Many people like to use carpet padding because it’s easy on the pocketbook, they know how to use it, and it is available everywhere. Carpet padding isn’t typically very thick, though. You’ll need to lay at least two layers of it, more if you like a softer cushion.

Carpet padding
Credit: Mohawk Home
  • Economical
  • High availability
  • Doesn’t give as much cushion
  • May require more than one layer

Installation Tips:

  • Use dense foam rather than felt fiber or rubber
  • Use a “memory foam”
  • Use pool walls to cut to size before installing

6. Flooring Underlayment

Flooring underlayment is one of the most economical materials you can lay on concrete to shield your liner from the abrasive surface. It’s very thin, though, and offers the least amount of cushion of all the options. To get a softer surface, you’ll need to put down several layers.

Flooring Underlayment

  • Inexpensive
  • Shields liner from abrasive concrete
  • Minimal cushion

Installation Tips:

  • Cut to size using the pool walls as your guide before laying
  • Must use multiple layers to get any cushion


You want to have a stable base for your pool that won’t shift around and concrete is your best bet. It lays perfectly flat and is typically one piece that is too heavy to move around.

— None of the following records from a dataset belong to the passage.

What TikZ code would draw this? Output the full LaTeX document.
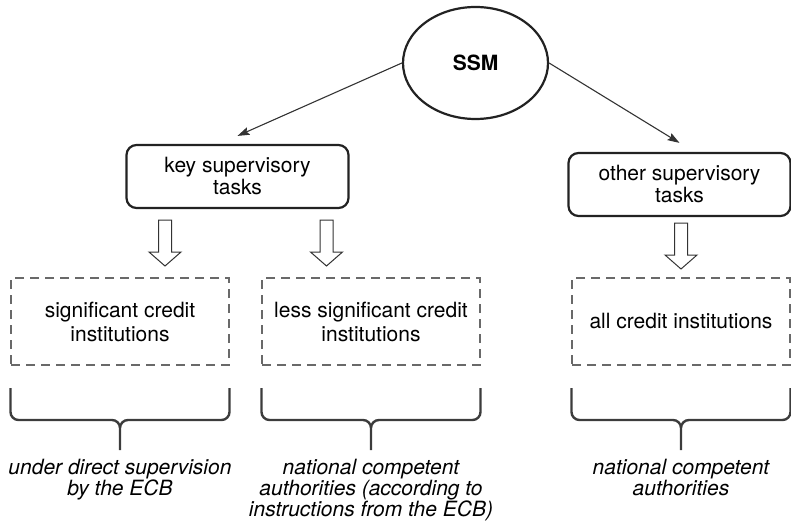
\documentclass[tikz,border=0pt]{standalone}
\usepackage{fontspec}
\setmainfont{TeX Gyre Heros}
\usepackage{tikz}
\usetikzlibrary{calc}
\usetikzlibrary{arrows.meta}
\usetikzlibrary{shapes.geometric}
\definecolor{darkline}{RGB}{34,34,34}
\definecolor{midline}{RGB}{51,51,51}
\definecolor{braceline}{RGB}{60,60,60}
\definecolor{dashgray}{RGB}{105,105,105}
\newcommand{\widthtask}{222pt}
\newcommand{\widthinst}{218pt}
\newcommand{\widthbrace}{109.5}
\tikzset{
    common/.style={draw=darkline, line width=2.2pt, align=center, inner sep=0pt, font=\fontsize{21}{22}\selectfont},
    root/.style={common, ellipse, minimum width=145pt, minimum height=112pt, font=\fontsize{21}{22}\selectfont\bfseries},
    task/.style={common, rectangle, rounded corners=10pt, minimum width=\widthtask, minimum height=63pt},
    inst/.style={common, draw=dashgray, line width=1.4pt, dash pattern=on 9pt off 6pt, minimum width=\widthinst, minimum height=87pt, font=\fontsize{21}{24}\selectfont},
    who/.style={anchor=north, align=center, inner sep=0pt, font=\fontsize{21}{21}\selectfont\itshape},
    link/.style={-{Stealth[length=12pt, width=8pt, inset=2pt]}, midline, line width=1.1pt},
    hollowarrow/.pic={
        \draw[midline, line width=1pt, line join=miter]
            (-6.5,0) -- (-6.5,32) -- (-16,32) -- (0,46) -- (16,32) -- (6.5,32) -- (6.5,0) -- cycle;
    },
    curly/.pic={
        \draw[braceline, line width=2.4pt, rounded corners=8pt]
            (-\widthbrace,0) -- (-\widthbrace,32) -- (0,32) -- (0,62)
            (\widthbrace,0) -- (\widthbrace,32) -- (0,32) -- (0,62);
    }
}
\begin{document}
\begin{tikzpicture}[x=1pt, y=-1pt]
    \useasboundingbox (0,0) rectangle (791,529);

    \node[root] (ssm) at (475.5,63) {SSM};
    \node[task] (key) at (237.5,176.5) {key supervisory\\tasks};
    \node[task] (other) at (679.5,184.5) {other supervisory\\tasks};

    \draw[link] (ssm.west) -- ($(key.north)+(0,-8)$);
    \draw[link] (ssm.east) -- ($(other.north)+(0,-9)$);

    \path
        (120,321.5) node[inst] (sig) {significant credit\\institutions}
        ++(251,0) node[inst] (less) {less significant credit\\institutions}
        ++(310,0) node[inst] (all) {all credit institutions};

    \pic at (165,220) {hollowarrow};
    \pic at (326.5,220) {hollowarrow};
    \pic at (681,223) {hollowarrow};

    \pic at (sig.center |- 0,388) {curly};
    \pic at (less.center |- 0,388) {curly};
    \pic at (all.center |- 0,388) {curly};

    \node[who] (ecb) at (120,459) {under direct supervision\\by the ECB};
    \node[who] (ncaecb) at (371,459) {national competent\\authorities (according to\\instructions from the ECB)};
    \node[who] (nca) at (681,459) {national competent\\authorities};
\end{tikzpicture}
\end{document}
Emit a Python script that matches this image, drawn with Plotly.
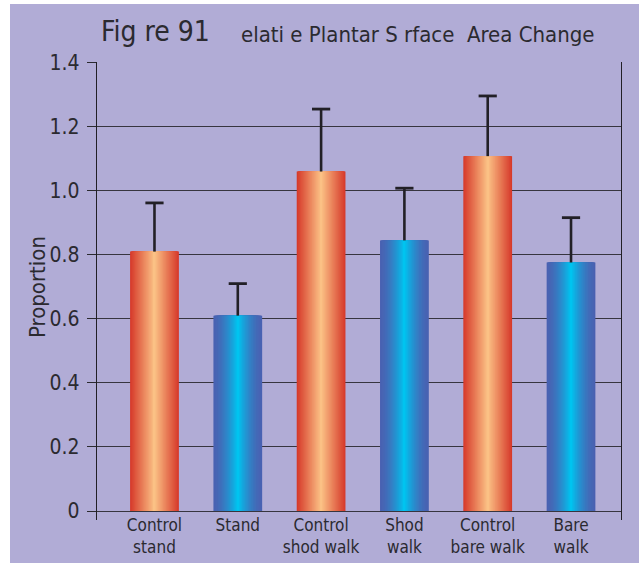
import plotly.graph_objects as go

# ---- data ----
categories = ["Control<br>stand", "Stand", "Control<br>shod walk", "Shod<br>walk",
              "Control<br>bare walk", "Bare<br>walk"]
proportion = [0.81, 0.61, 1.06, 0.845, 1.108, 0.776]
error_up = [0.152, 0.10, 0.195, 0.163, 0.188, 0.14]
group = ["control", "test", "control", "test", "control", "test"]
y_tick_vals = [0, 0.2, 0.4, 0.6, 0.8, 1.0, 1.2, 1.4]
y_tick_text = ["0", "0.2", "0.4", "0.6", "0.8", "1.0", "1.2", "1.4"]
title_a = "Fig re 91"
title_b = "elati e Plantar S rface  Area Change"
y_title = "Proportion"

# ---- style ----
W, H = 639, 563
ML, MR, MT, MB = 97, 18, 62, 43
FONT = "DejaVu Sans Condensed, Liberation Sans Narrow, Arial Narrow, sans-serif"
TXT = "#2b2a30"
BG = "#b1acd6"
ERR = "#222026"

grad = {
    "control": ((214, 58, 43), (251, 193, 133)),
    "test": ((74, 98, 178), (0, 196, 240)),
}
gamma = {"control": 1.0, "test": 1.6}

def mix(c0, c1, t):
    return "rgb(%d,%d,%d)" % tuple(round(a + (b - a) * t) for a, b in zip(c0, c1))

BAR_W = 0.585
N = 40

fig = go.Figure()
for k in range(N):
    t = k / (N - 1)
    colors = [mix(grad[g][0], grad[g][1], t ** gamma[g]) for g in group]
    fig.add_trace(go.Bar(
        x=categories, y=proportion, width=BAR_W * (1 - k / N),
        marker=dict(color=colors, line=dict(width=0)),
        hoverinfo="skip", showlegend=False,
    ))

# error bar stems (upper only) and caps
stem_x, stem_y = [], []
for c, v, e in zip(categories, proportion, error_up):
    stem_x += [c, c, None]
    stem_y += [v, v + e, None]
fig.add_trace(go.Scatter(
    x=stem_x, y=stem_y, mode="lines", line=dict(color=ERR, width=2.6),
    showlegend=False, hoverinfo="skip",
))
fig.add_trace(go.Scatter(
    x=categories, y=[v + e for v, e in zip(proportion, error_up)], mode="markers",
    marker=dict(symbol="line-ew", size=13, line=dict(color=ERR, width=2.8)),
    showlegend=False, hoverinfo="skip",
))

pw = W - ML - MR
ph = H - MT - MB

def px_x(px):
    return (px - ML) / pw

def px_y(py):
    return (H - MB - py) / ph

fig.update_layout(
    width=W, height=H,
    margin=dict(l=ML, r=MR, t=MT, b=MB, pad=0, autoexpand=False),
    paper_bgcolor="white",
    plot_bgcolor=BG,
    barmode="overlay",
    showlegend=False,
    font=dict(family=FONT, color=TXT),
    shapes=[dict(type="rect", xref="paper", yref="paper", layer="below",
                 x0=px_x(10), x1=px_x(W + 2), y0=px_y(H + 2), y1=px_y(4),
                 fillcolor=BG, line=dict(width=0))],
    annotations=[
        dict(text=title_a, xref="paper", yref="paper", x=px_x(99), y=px_y(31),
             xanchor="left", yanchor="middle", showarrow=False,
             font=dict(size=28, family=FONT, color=TXT)),
        dict(text=title_b, xref="paper", yref="paper", x=px_x(239), y=px_y(34),
             xanchor="left", yanchor="middle", showarrow=False,
             font=dict(size=22, family=FONT, color=TXT)),
        dict(text=y_title, xref="paper", yref="paper", x=px_x(37), y=px_y(287),
             xanchor="center", yanchor="middle", textangle=-90, showarrow=False,
             font=dict(size=22, family=FONT, color=TXT)),
    ],
)

fig.update_yaxes(
    range=[-0.028, 1.402], tickvals=y_tick_vals, ticktext=y_tick_text,
    ticks="outside", ticklen=9, tickwidth=1.2, tickcolor="#2b2a30",
    showline=True, mirror=True, linecolor="#222026", linewidth=1.4,
    showgrid=True, gridcolor="#37353f", gridwidth=1.4, zeroline=False,
    tickfont=dict(size=21, family=FONT, color=TXT), ticklabelstandoff=3,
    automargin=False,
)
fig.update_xaxes(
    range=[-0.69, 5.60], showline=False, showgrid=False, zeroline=False,
    ticks="", tickfont=dict(size=17, family=FONT, color=TXT),
    ticklabelstandoff=-7, automargin=False,
)

fig.write_html("out.html", config={"displayModeBar": False},
               post_script="document.body.style.margin='0';document.body.style.overflow='hidden';")
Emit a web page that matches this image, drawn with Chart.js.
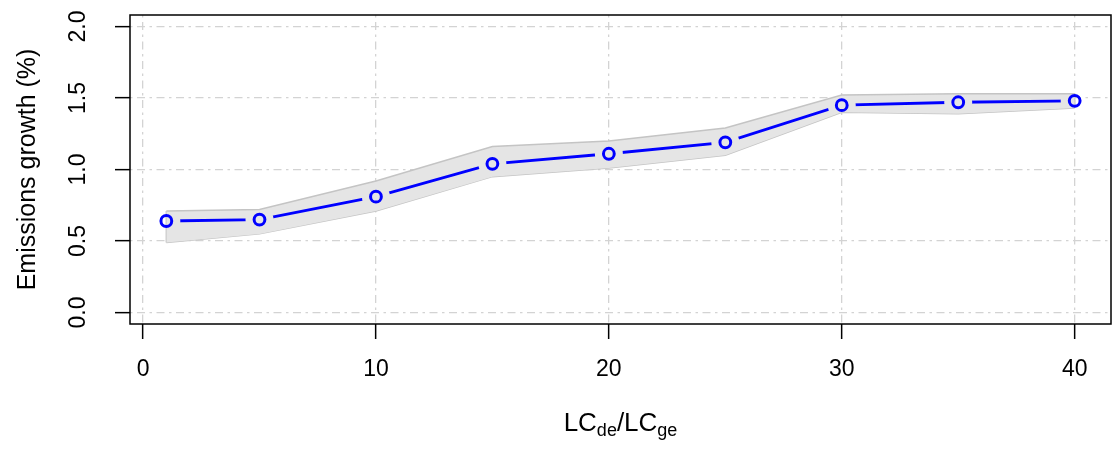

The surface is abrasive, though, so you will need another padding to layer in between it and your pool liner.

Several different materials are available for padding. They’re all excellent choices, so you can’t go wrong. It comes down to your preference. How many layers do you want to lay? Is it essential that cutting it into shape is easy to do? How much do you want to spend? The choice is yours — best of luck and congratulations on your decision.